Quelle sont les positions à droite et à l'extrême droite ?

"Le RN soutient la filière depuis longtemps. Marine Le Pen en parle depuis 2011 et l'hydrogène était, en 2022, l'autre pilier de son programme énergétique, après le nucléaire. Toutefois, le discours du RN varie selon les territoires, au point d'être incohérent. Le parti appelle à un moratoire sur l'éolien et le solaire tout en présentant l'hydrogène comme une solution écologique et locale, alors même qu'il faut énormément d'éoliennes et de panneaux solaires pour produire de l'hydrogène vert et local, surtout Outre-mer. Ils militent donc pour un couplage hydrogène et nucléaire, mais cela coûterait trop cher pour le consommateur. Enfin, ils n'expliquent pas comment le financer, mis à part l'évocation imprécise d'un fonds souverain énergies de 500 milliards d'euros, ponctionné sur l'épargne des ménages et bien en-dessous des besoins futurs.

Chez LR, pas de cohérence. Les présidents de régions LR sont très actifs et s'appuient grandement sur des financements européens, notamment en Grand Est et en Auvergne-Rhône-Alpes (Aura) dont la première stratégie hydrogène date de 2016, avec plus de la moitié des emplois français liés à l'hydrogène implantés sur ces territoires. Mais, durant la campagne pour les européennes, François-Xavier Bellamy réfutait l'intérêt de l'hydrogène au motif que notre mix électrique était déjà assez décarboné".

Et le bloc de gauche ?

"Il y a de vrais antagonismes aussi. Chez Les Écologistes, on trouve des pro-hydrogène qui veulent le développer pour permettre le stockage des énergies renouvelables et ainsi combler leur intermittence, et une frange opposée qui juge que la production d'hydrogène trop carbonée et n'est que le faux nez des lobbys pétro-gaziers.
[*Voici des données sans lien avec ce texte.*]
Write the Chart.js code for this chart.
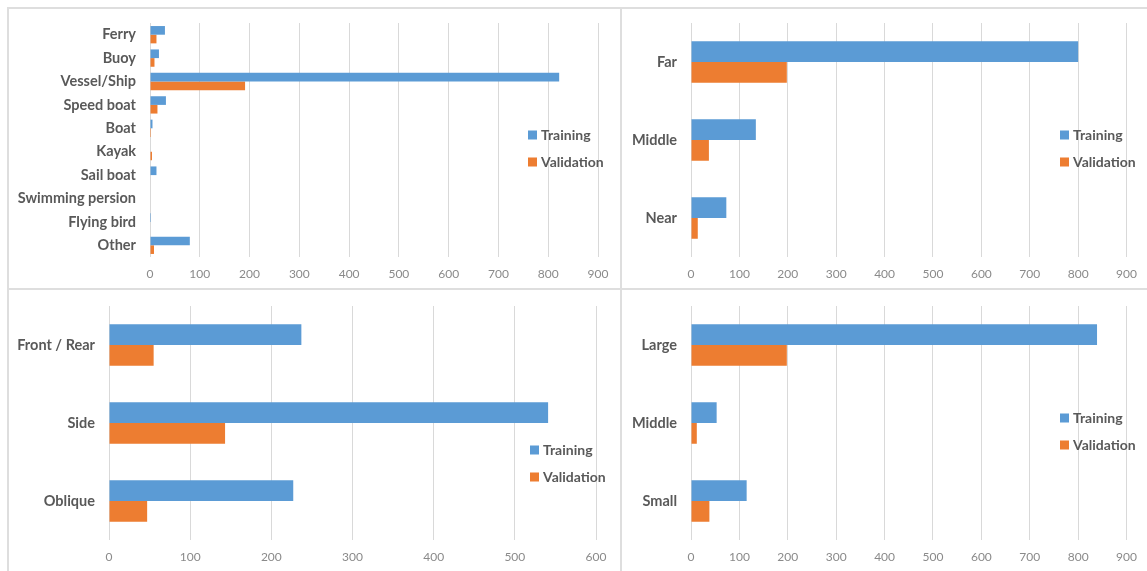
<!DOCTYPE html>
<html>
<head>
<meta charset="utf-8">
<script src="https://cdn.jsdelivr.net/npm/chart.js@4.4.1/dist/chart.umd.min.js"></script>
<style>
  html, body { margin: 0; padding: 0; background: #fff; }
  #wrap { position: relative; width: 1147px; height: 571px; overflow: hidden; }
  .box { position: absolute; }
  .line { position: absolute; background: #dedede; }
</style>
</head>
<body>
<div id="wrap">
  <div class="line" style="left:7px;top:7px;width:1140px;height:2px"></div>
  <div class="line" style="left:7px;top:288px;width:1140px;height:2px"></div>
  <div class="line" style="left:7px;top:7px;width:2px;height:564px"></div>
  <div class="line" style="left:620px;top:7px;width:2px;height:564px"></div>
  <div class="box" style="left:9px;top:9px;width:611px;height:279px"><canvas id="classChart"></canvas></div>
  <div class="box" style="left:622px;top:9px;width:525px;height:279px"><canvas id="distChart"></canvas></div>
  <div class="box" style="left:9px;top:290px;width:611px;height:281px"><canvas id="viewChart"></canvas></div>
  <div class="box" style="left:622px;top:290px;width:525px;height:281px"><canvas id="sizeChart"></canvas></div>
</div>
<script>
// Data
const seriesNames = ["Training", "Validation"];

const classLabels = ["Ferry", "Buoy", "Vessel/Ship", "Speed boat", "Boat", "Kayak", "Sail boat", "Swimming persion", "Flying bird", "Other"];
const classTraining = [30, 18, 822, 32, 5, 1, 13, 0, 2, 80];
const classValidation = [13, 9, 191, 15, 2, 4, 1, 0, 0, 8];

const distLabels = ["Far", "Middle", "Near"];
const distTraining = [800, 134, 73];
const distValidation = [198, 37, 14];

const viewLabels = ["Front / Rear", "Side", "Oblique"];
const viewTraining = [237, 541, 227];
const viewValidation = [55, 143, 47];

const sizeLabels = ["Large", "Middle", "Small"];
const sizeTraining = [839, 53, 115];
const sizeValidation = [198, 12, 38];

const BLUE = "#5B9BD5";
const ORANGE = "#ED7D31";
const FONT = "Lato, 'Open Sans', sans-serif";

// Legend drawn inside the chart, like the Excel original
const innerLegend = {
    id: "innerLegend",
    afterDraw(chart, args, opts) {
        const ctx = chart.ctx;
        ctx.save();
        ctx.font = "bold 14px " + FONT;
        ctx.textBaseline = "middle";
        chart.data.datasets.forEach((ds, i) => {
            const y = opts.y + i * 27;
            ctx.fillStyle = ds.backgroundColor;
            ctx.fillRect(opts.x, y - 4.5, 9, 9);
            ctx.fillStyle = "#595959";
            ctx.fillText(ds.label, opts.x + 13, y + 0.5);
        });
        ctx.restore();
    }
};

function makeChart(id, labels, training, validation, cfg) {
    const canvas = document.getElementById(id);
    return new Chart(canvas, {
        type: "bar",
        data: {
            labels: labels,
            datasets: [
                { label: seriesNames[0], data: training, backgroundColor: BLUE },
                { label: seriesNames[1], data: validation, backgroundColor: ORANGE }
            ]
        },
        options: {
            indexAxis: "y",
            responsive: true,
            maintainAspectRatio: false,
            animation: false,
            datasets: { bar: { categoryPercentage: cfg.catPct, barPercentage: 1 } },
            layout: { padding: { top: cfg.top, right: cfg.right, left: 0, bottom: 0 } },
            plugins: {
                legend: { display: false },
                tooltip: { enabled: false },
                innerLegend: { x: cfg.legX, y: cfg.legY }
            },
            scales: {
                x: {
                    min: 0,
                    max: cfg.max,
                    ticks: { stepSize: 100, color: "#8a8a8a", font: { family: FONT, size: 12 }, padding: cfg.tickPad },
                    grid: { color: "#d9d9d9", lineWidth: 1, drawTicks: false },
                    border: { display: false },
                    afterFit: s => { s.height = cfg.xh; }
                },
                y: {
                    ticks: { color: "#595959", font: { family: FONT, size: 14.5, weight: "bold" }, padding: 14, autoSkip: false },
                    grid: { display: false, drawTicks: false },
                    border: { display: false },
                    afterFit: s => {
                        s.width = cfg.yw;
                        s.paddingTop = 0;
                        s.paddingBottom = 0;
                    }
                }
            }
        },
        plugins: [innerLegend]
    });
}

makeChart("classChart", classLabels, classTraining, classValidation,
    { max: 900, catPct: 0.74, top: 14, right: 22, yw: 141, xh: 31, tickPad: 10, legX: 519, legY: 126 });
makeChart("distChart", distLabels, distTraining, distValidation,
    { max: 900, catPct: 0.53, top: 14, right: 20, yw: 69, xh: 31, tickPad: 10, legX: 438, legY: 126 });
makeChart("viewChart", viewLabels, viewTraining, viewValidation,
    { max: 600, catPct: 0.53, top: 16, right: 24, yw: 100, xh: 31, tickPad: 10, legX: 521, legY: 160 });
makeChart("sizeChart", sizeLabels, sizeTraining, sizeValidation,
    { max: 900, catPct: 0.53, top: 16, right: 20, yw: 69, xh: 31, tickPad: 10, legX: 438, legY: 128 });
</script>
</body>
</html>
Chez les Insoumis, de 2017 à 2022, le parti a milité en faveur de l'hydrogène vert, en particulier pour les transports. Jean-Luc Mélenchon l'évoque de longue date, allant jusqu'à parler d'+énergie inépuisable+. Toutefois, depuis fin 2022, dans le cadre de la Nupes, l'hydrogène est désormais plutôt rejeté, présenté comme un +cheval de Troie+ du nucléaire et/ou des multinationales en raison des besoins intenses en capitaux pour le développer.

Au PS, on trouve aussi des désaccords profonds entre ceux qui préfèrent investir sur le couple nucléaire/renouvelables et ceux qui développent des écosystèmes renouvelables/hydrogène régionaux puissants, comme la métropole de Nantes, ou les dirigeants des régions Occitanie, Nouvelle-Aquitaine, ou encore Bourgogne-Franche-Comté et qui veulent chacun faire de leur territoire un leader de l'hydrogène."

Commentaires

Vincent

N'oublions pas de rappeler que sauf à renoncer d'utiliser de l'acier et de tous réduire drastiquement notre consommation de viande, nous aurons besoin d'hydrogène au moins pour subvenir aux besoins de la sidérurgie et de l'agriculture.
Par ailleurs, pas de décarbonation du maritime ni de l'aérien sans hydrogène (tout en réduisant fortement le trafic sur ce dernier secteur, sans quoi il absorbera l'intégralité de la production, au détriment des autres secteurs bien plus indispensables à nos sociétés).